2.    Season with salt and pepper and set aside until later.

3.    Bring large pot of water to boil.

4.    Salt water generously with kosher salt.

5.    Add cubed root vegetables and boil until soft, approximately 40 minutes.

6.    Drain and reserve 1/2C cooking water.

7.    Purée in processor with 1T olive oil, until smooth.

8.    Use small amounts of reserved cooking water to thin the purée to desired consistency.

9.    Swirl in remaining olive oil and season well with salt and pepper.

10. Transfer to serving dish, and top with cooked shallots.

11. Place under broiler for 2 minutes to crisp top.


A Few Suggestions for What to do with ALL those Hot Peppers:

If you are overwhelmed by all the peppers included in the boxes each week, here are a few suggestions of what to do with them if you can’t share them with friends and neighbors.

·  Freeze them whole.

·  Dry them in an oven preheated to 150 degrees Fahrenheit.

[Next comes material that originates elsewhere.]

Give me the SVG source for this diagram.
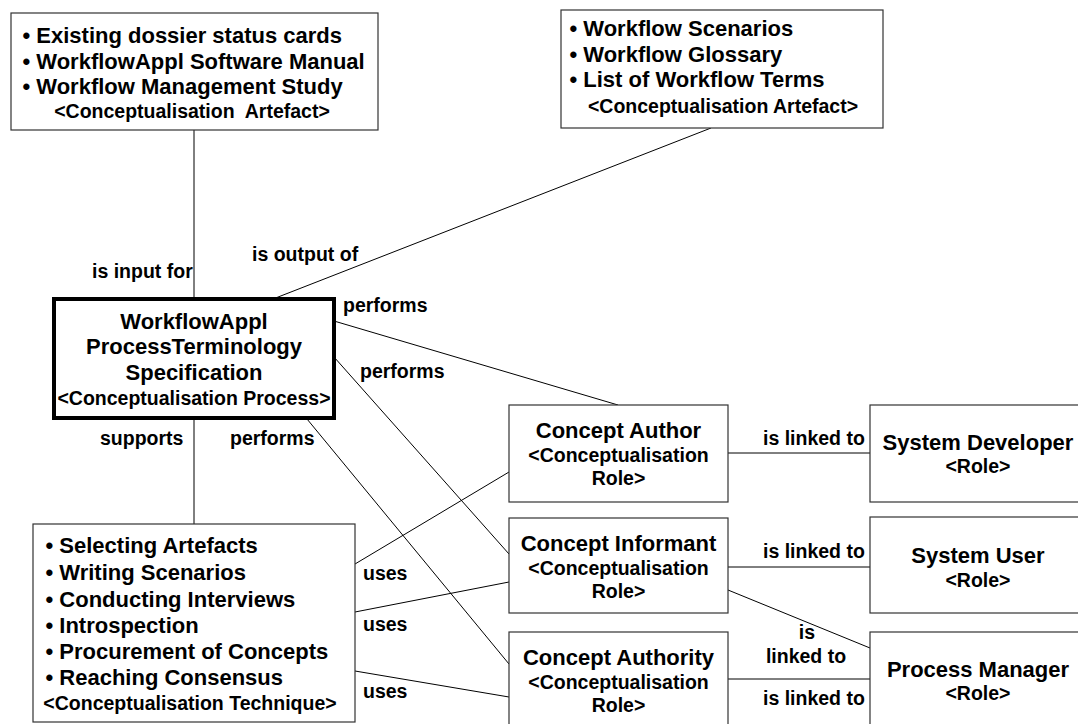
<svg xmlns="http://www.w3.org/2000/svg" width="1078" height="724" viewBox="0 0 1078 724">
<style>
.box{fill:#fff;stroke:#333;stroke-width:1.2}
.pbox{fill:#fff;stroke:#000;stroke-width:4}
.t{font-family:"Liberation Sans",Arial,Helvetica,sans-serif;font-weight:bold;font-size:22px;fill:#000}
.s{font-family:"Liberation Sans",Arial,Helvetica,sans-serif;font-weight:bold;font-size:19.5px;fill:#000}
.c{text-anchor:middle}
.conn line{stroke:#000;stroke-width:1}
</style>
<rect width="1078" height="724" fill="#fff"/>
<g id="connectors" class="conn">
<line x1="194" y1="130" x2="194" y2="299"/>
<line x1="711" y1="128" x2="273" y2="299"/>
<line x1="334" y1="321" x2="618" y2="405"/>
<line x1="334" y1="357" x2="509" y2="554"/>
<line x1="307" y1="419" x2="509" y2="664"/>
<line x1="194" y1="419" x2="194" y2="524"/>
<line x1="355" y1="564" x2="509" y2="472"/>
<line x1="355" y1="612" x2="509" y2="582"/>
<line x1="355" y1="671" x2="509" y2="697"/>
<line x1="728" y1="453" x2="870" y2="453"/>
<line x1="728" y1="567" x2="870" y2="567"/>
<line x1="728" y1="590" x2="870" y2="648"/>
<line x1="728" y1="679" x2="870" y2="679"/>
</g>
<g id="labels">
<text class="s" x="92" y="278">is input for</text>
<text class="s" x="252" y="261">is output of</text>
<text class="s" x="343" y="312">performs</text>
<text class="s" x="360" y="378">performs</text>
<text class="s" x="100" y="445">supports</text>
<text class="s" x="230" y="445">performs</text>
<text class="s" x="363" y="580">uses</text>
<text class="s" x="363" y="631">uses</text>
<text class="s" x="363" y="698">uses</text>
<text class="s" x="763" y="445">is linked to</text>
<text class="s" x="763" y="558">is linked to</text>
<text class="s c" x="807" y="639">is</text>
<text class="s c" x="806" y="663">linked to</text>
<text class="s" x="763" y="705">is linked to</text>
</g>
<g id="artefact-input">
<rect class="box" x="11" y="13" width="367" height="117"/>
<text class="t" x="22.5" y="43">• Existing dossier status cards</text>
<text class="t" x="22.5" y="69">• WorkflowAppl Software Manual</text>
<text class="t" x="22.5" y="94">• Workflow Management Study</text>
<text class="s c" x="192" y="118" xml:space="preserve">&lt;Conceptualisation  Artefact&gt;</text>
</g>
<g id="artefact-output">
<rect class="box" x="561" y="10" width="322" height="118"/>
<text class="t" x="569.5" y="36">• Workflow Scenarios</text>
<text class="t" x="569.5" y="62">• Workflow Glossary</text>
<text class="t" x="569.5" y="87">• List of Workflow Terms</text>
<text class="s c" x="723" y="113">&lt;Conceptualisation Artefact&gt;</text>
</g>
<g id="process">
<rect class="pbox" x="54" y="299" width="280" height="119"/>
<text class="t c" x="194" y="329">WorkflowAppl</text>
<text class="t c" x="194" y="354">ProcessTerminology</text>
<text class="t c" x="194" y="380">Specification</text>
<text class="s c" x="194" y="405">&lt;Conceptualisation Process&gt;</text>
</g>
<g id="technique">
<rect class="box" x="33" y="524" width="322" height="198"/>
<text class="t" x="45.5" y="553">• Selecting Artefacts</text>
<text class="t" x="45.5" y="580">• Writing Scenarios</text>
<text class="t" x="45.5" y="607">• Conducting Interviews</text>
<text class="t" x="45.5" y="633">• Introspection</text>
<text class="t" x="45.5" y="659">• Procurement of Concepts</text>
<text class="t" x="45.5" y="685">• Reaching Consensus</text>
<text class="s c" x="190" y="710">&lt;Conceptualisation Technique&gt;</text>
</g>
<g id="concept-author">
<rect class="box" x="509" y="405" width="219" height="97"/>
<text class="t c" x="618.5" y="438">Concept Author</text>
<text class="s c" x="618.5" y="462">&lt;Conceptualisation</text>
<text class="s c" x="618.5" y="485">Role&gt;</text>
</g>
<g id="concept-informant">
<rect class="box" x="509" y="518" width="219" height="95"/>
<text class="t c" x="618.5" y="551">Concept Informant</text>
<text class="s c" x="618.5" y="575">&lt;Conceptualisation</text>
<text class="s c" x="618.5" y="598">Role&gt;</text>
</g>
<g id="concept-authority">
<rect class="box" x="509" y="632" width="219" height="97"/>
<text class="t c" x="618.5" y="665">Concept Authority</text>
<text class="s c" x="618.5" y="689">&lt;Conceptualisation</text>
<text class="s c" x="618.5" y="712">Role&gt;</text>
</g>
<g id="system-developer">
<rect class="box" x="870" y="405" width="220" height="97"/>
<text class="t c" x="978" y="450">System Developer</text>
<text class="s c" x="978" y="473">&lt;Role&gt;</text>
</g>
<g id="system-user">
<rect class="box" x="870" y="517" width="220" height="96"/>
<text class="t c" x="978" y="563">System User</text>
<text class="s c" x="978" y="587">&lt;Role&gt;</text>
</g>
<g id="process-manager">
<rect class="box" x="870" y="632" width="220" height="97"/>
<text class="t c" x="978" y="677">Process Manager</text>
<text class="s c" x="978" y="700">&lt;Role&gt;</text>
</g>
</svg>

Put them on a baking sheet and leave the oven door slightly open to allow moisture to escape. Check on the peppers every 30 minutes until they are dry. It takes about 1-2 hours. Once dried, you can grind them up and blend to make your own chili powder.

·  Infuse them.  Add a few whole peppers to a bottle of vodka or tequila for a day or so. Remove and enjoy a peppery brew.

Reminder: Always use caution when handling any hot pepper. Wear gloves and never touch your eyes or lips after working with cut peppers. If you do feel the burn after working with hot peppers, wash your hands thoroughly with lots of soap and water. Other remedies include rubbing your hands with olive oil, or making a paste with baking soda and water. It's the capsaicin in the peppers that causes the body to react.